Both the SNR and modulation selection processes share linear complexity O(N) and are, therefore, computationally efficient for high-density receiver grids. Core system configuration and link budgeting become feasible regardless of deployment scale due to constant-time operations in adding APs as well as in the determination of individual path loss values. Overall, the algorithm offers good scalability properties for typical Li-Fi network design application scenarios, with most computation effort invested in the optimization procedure, which can be performed offline at system design time and not in actual operations.

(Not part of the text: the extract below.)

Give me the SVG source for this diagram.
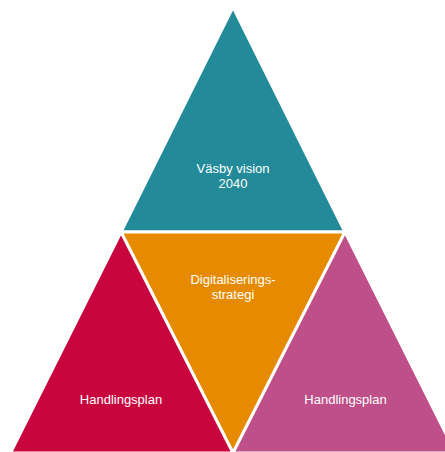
<svg xmlns="http://www.w3.org/2000/svg" width="445" height="452" viewBox="0 0 445 452">
<style>
.tri{stroke:#FFFFFF;stroke-width:3;stroke-linejoin:miter}
.lbl{font-family:"Liberation Sans",Arial,sans-serif;font-size:13px;fill:#FFFFFF;text-anchor:middle}
</style>
<rect x="0" y="0" width="445" height="452" fill="#FFFFFF"/>
<g id="vision">
<polygon class="tri" points="233,7 121,232 345,232" fill="#238A99"/>
<text class="lbl" x="233" y="173.3">Väsby vision</text>
<text class="lbl" x="233" y="188.3">2040</text>
</g>
<g id="strategi">
<polygon class="tri" points="121,232 345,232 233,453" fill="#E68A00"/>
<text class="lbl" x="233" y="283.5">Digitaliserings-</text>
<text class="lbl" x="233" y="298.5">strategi</text>
</g>
<g id="handlingsplan-left">
<polygon class="tri" points="121,232 233,453 10.5,453" fill="#C8053D"/>
<text class="lbl" x="121" y="404">Handlingsplan</text>
</g>
<g id="handlingsplan-right">
<polygon class="tri" points="345,232 455.5,453 233,453" fill="#BE4F88"/>
<text class="lbl" x="345.5" y="404">Handlingsplan</text>
</g>
</svg>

6. Limitations & Future Work

This article is based on a study of adaptive modulation systems using simulation and access point placement for indoor LiFi communication systems. The optimization technique used can be computationally expensive in larger scenarios. The computational complexity associated with the modulation adaptation mechanism remains low. Future work should focus on optimizing approximation techniques to maintain a low level of complexity. Future work could include applying an extended version of the approach to a multi-user, multi-room environment with a more realistic mobility model for users, possibly also examining a joint lighting and communication problem. This will help to strengthen the comprehensive testing of the proposed approach.

7. Conclusions

This study presents a comprehensive, physically consistent approach for improving Li-Fi range through adaptive modulation, realistic noise modeling, and spatial optimization. By allowing APs to change their positions dynamically, this solution would be capable of drastically enhancing the flexibility of Li-Fi and its coverage area, especially in the case of dynamic user density or complex architectural constraints. AP positioning is not only a practical problem but also a computationally expensive problem. As observed from the simulations in this project, the process of AP position optimization is of O(M × N) complexity, where M is the number of measuring points and N is the number of access points. This is the compromise between accuracy–computability, and the necessity for more sophisticated algorithms and optimization methods.

As mentioned before, both static and mobile users are modeled. System performance depends on AP height, emission angle, and geometry. Increasing height improves uniformity but lowers SNR; optimal deployment balances coverage and illumination. Transmit power and AP height follow IEC 62471 safety standards. he range extension achieved by increasing optical power is bounded by LED efficiency and illumination limits. Spectral efficiency vs. AP height shows an optimum near 3.2 m height and 0.8 W optical power. Compared with previous works limited to idealized conditions, the proposed framework integrates shadowing, illumination, and user mobility effects, providing a realistic evaluation of spectral efficiency and range extension. Future works will extend the algorithm with machine learning-based predictive optimization and integration with IRS-assisted hybrid networks, combining the benefits of [23,24,25,26]. Once such features are realized, Li-Fi can evolve into a scalable and secure optical communication platform for smart indoor environments.

For the practical implementation of the proposed system, standard LED drivers with a bandwidth of 10 MHz can be used to achieve this. The FPGA/DSP implementation ensures real-time modulation switching. Integration with the IoT and 6G optical backhaul is achievable. The reduction of RF interference and exposure to electromagnetic waves offers advantages in terms of environmental sustainability.